Serve as the primary engineer for shared Kubernetes and Kafka platforms, managing their design, development, and operational performance.
Design and implement multi-region solutions in public cloud environments (GCP, Azure, or AWS) to improve scalability, reliability, and redundancy.
Develop and implement platform solutions for microservices and event-driven architectures using Kubernetes, with infrastructure as code principles driven by Terraform.
Lead the implementation of Kubernetes-based application security and compliance solutions, ensuring adherence to industry and organizational best practices.
Create and maintain reusable Helm charts for supporting microservices, accommodating diverse programming languages and architectures.
Build, optimize, and manage CI/CD pipelines tailored for a variety of software applications and target platforms.
Configure and oversee CI/CD tools and service infrastructure using Terraform or API-driven stateless environments.

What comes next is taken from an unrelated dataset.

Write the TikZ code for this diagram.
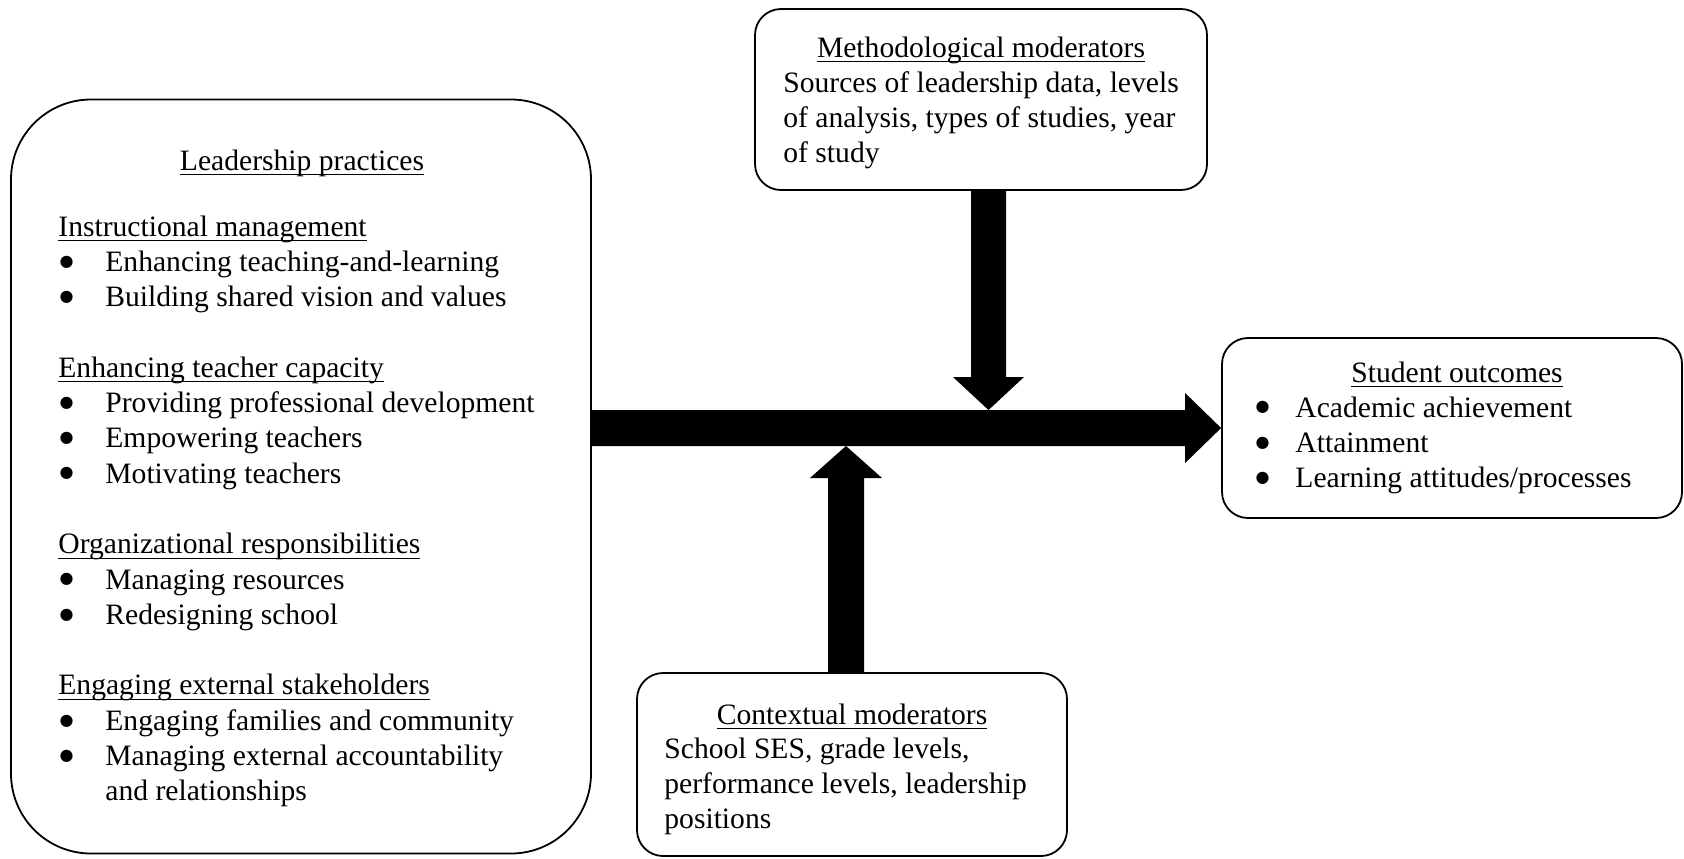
\documentclass[tikz,border=0pt]{standalone}
\usepackage{fontspec}
\setmainfont{Liberation Serif}
\newfontfamily\symfont{DejaVu Sans}
\usetikzlibrary{calc}
\newcommand{\fsz}{\fontsize{14.8pt}{17.65pt}\selectfont}
\newcommand{\myul}[1]{\setbox0\hbox{#1}\rlap{\rule[-2.6pt]{\wd0}{0.7pt}}\box0}
\newcommand{\bigbul}{\raisebox{2.6pt}{\fontsize{8pt}{8pt}\symfont ●}}
\newcommand{\bl}{\makebox[23.5pt][l]{\hspace{0.6pt}\bigbul}}
\newcommand{\blb}{\makebox[20.5pt][l]{\hspace{0.6pt}\bigbul}}
\begin{document}
\begin{tikzpicture}[x=0.5pt,y=-0.5pt,
  box/.style={draw, line width=0.9pt, rounded corners=13pt, inner sep=0pt},
  txt/.style={inner sep=0pt, anchor=base west, font=\fsz},
  ttl/.style={inner sep=0pt, anchor=base, font=\fsz},
  bigarrow/.style={fill=black, draw=none}]
\useasboundingbox (0,0) rectangle (1684,858);

% boxes
\node[box, rounded corners=40pt, minimum width=290pt, minimum height=377pt] (lead) at (301,476.5) {};
\node[box, minimum width=226pt, minimum height=90.5pt] (meth) at (981,99.5) {};
\node[box, minimum width=230pt, minimum height=90pt] (out) at (1452,428) {};
\node[box, minimum width=215pt, minimum height=91.5pt] (ctx) at (852,764.5) {};

% texts: leadership practices
\node[ttl] (leadt) at (302,170) {\myul{Leadership practices}};
\node[txt] (leadl) at (58,236) {\begin{tabular}[t]{@{}l@{}}
\myul{Instructional management}\\
\bl Enhancing teaching-and-learning\\
\bl Building shared vision and values\\
\\
\myul{Enhancing teacher capacity}\\
\bl Providing professional development\\
\bl Empowering teachers\\
\bl Motivating teachers\\
\\
\myul{Organizational responsibilities}\\
\bl Managing resources\\
\bl Redesigning school\\
\\
\myul{Engaging external stakeholders}\\
\bl Engaging families and community\\
\bl Managing external accountability\\
\hspace*{23.5pt}and relationships
\end{tabular}};

% methodological moderators
\node[ttl] (metht) at (981,57) {\myul{Methodological moderators}};
\node[txt] (methl) at (783,92) {\begin{tabular}[t]{@{}l@{}}
Sources of leadership data, levels\\
of analysis, types of studies, year\\
of study
\end{tabular}};

% student outcomes
\node[ttl] (outt) at (1457,382) {\myul{Student outcomes}};
\node[txt] (outl) at (1254,417) {\begin{tabular}[t]{@{}l@{}}
\blb Academic achievement\\
\blb Attainment\\
\blb Learning attitudes/processes
\end{tabular}};

% contextual moderators
\node[ttl] (ctxt) at (852,724) {\myul{Contextual moderators}};
\node[txt] (ctxl) at (664,758) {\begin{tabular}[t]{@{}l@{}}
School SES, grade levels,\\
performance levels, leadership\\
positions
\end{tabular}};

% arrows
\coordinate (dtip) at (988.5,410);
\coordinate (utip) at (846,446);
\fill[bigarrow] ($(lead.east |- out.west)+(0,-18)$) -- ($(out.west)+(-36,-18)$) -- ($(out.west)+(-36,-35)$) -- (out.west) -- ($(out.west)+(-36,35)$) -- ($(out.west)+(-36,18)$) -- ($(lead.east |- out.west)+(0,18)$) -- cycle;
\fill[bigarrow] ($(dtip |- meth.south)+(-17.5,0)$) -- ($(dtip)+(-17.5,-33)$) -- ($(dtip)+(-35.5,-33)$) -- (dtip) -- ($(dtip)+(35.5,-33)$) -- ($(dtip)+(17.5,-33)$) -- ($(dtip |- meth.south)+(17.5,0)$) -- cycle;
\fill[bigarrow] ($(utip |- ctx.north)+(-18,0)$) -- ($(utip)+(-18,32)$) -- ($(utip)+(-36,32)$) -- (utip) -- ($(utip)+(36,32)$) -- ($(utip)+(18,32)$) -- ($(utip |- ctx.north)+(18,0)$) -- cycle;
\end{tikzpicture}
\end{document}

Develop and maintain Gradle build scripts to streamline and optimize the software development lifecycle.
Architect and manage traffic routing strategies to build BCP/DR for enterprise scale organizations.
Oversee all aspects of release engineering, including version control systems, software builds, and deployment pipelines.
Collaborate with cross-functional teams to define and standardize best practices, reusable modules, and tooling frameworks across the organization.
Develop and maintain comprehensive technical documentation to outline platform engineering roadmaps and future strategies.
Develop observability solutions by defining metrics, KPIs, dashboards, alerts, and runbooks, ensuring the platform meets operational excellence standards.

Preferred Qualifications

Proven expertise in public cloud platforms (AWS, Azure, GCP) and hybrid infrastructure management.
Proficiency in the software development lifecycle (SDLC) and Agile/Scrum methodologies with a strong background in cross-functional team collaboration.
Experience in design and enhancement of observability platforms such as Datadog/Dynatrace/NewRelic to support microservices and infrastructure monitoring.
Familiarity with Service-Oriented Architecture (SOA) and event-based architectures (e.g., Kafka, Pub/Sub, SQS).
Hands-on experience with implementing event-driven microservices using modern architectural approaches.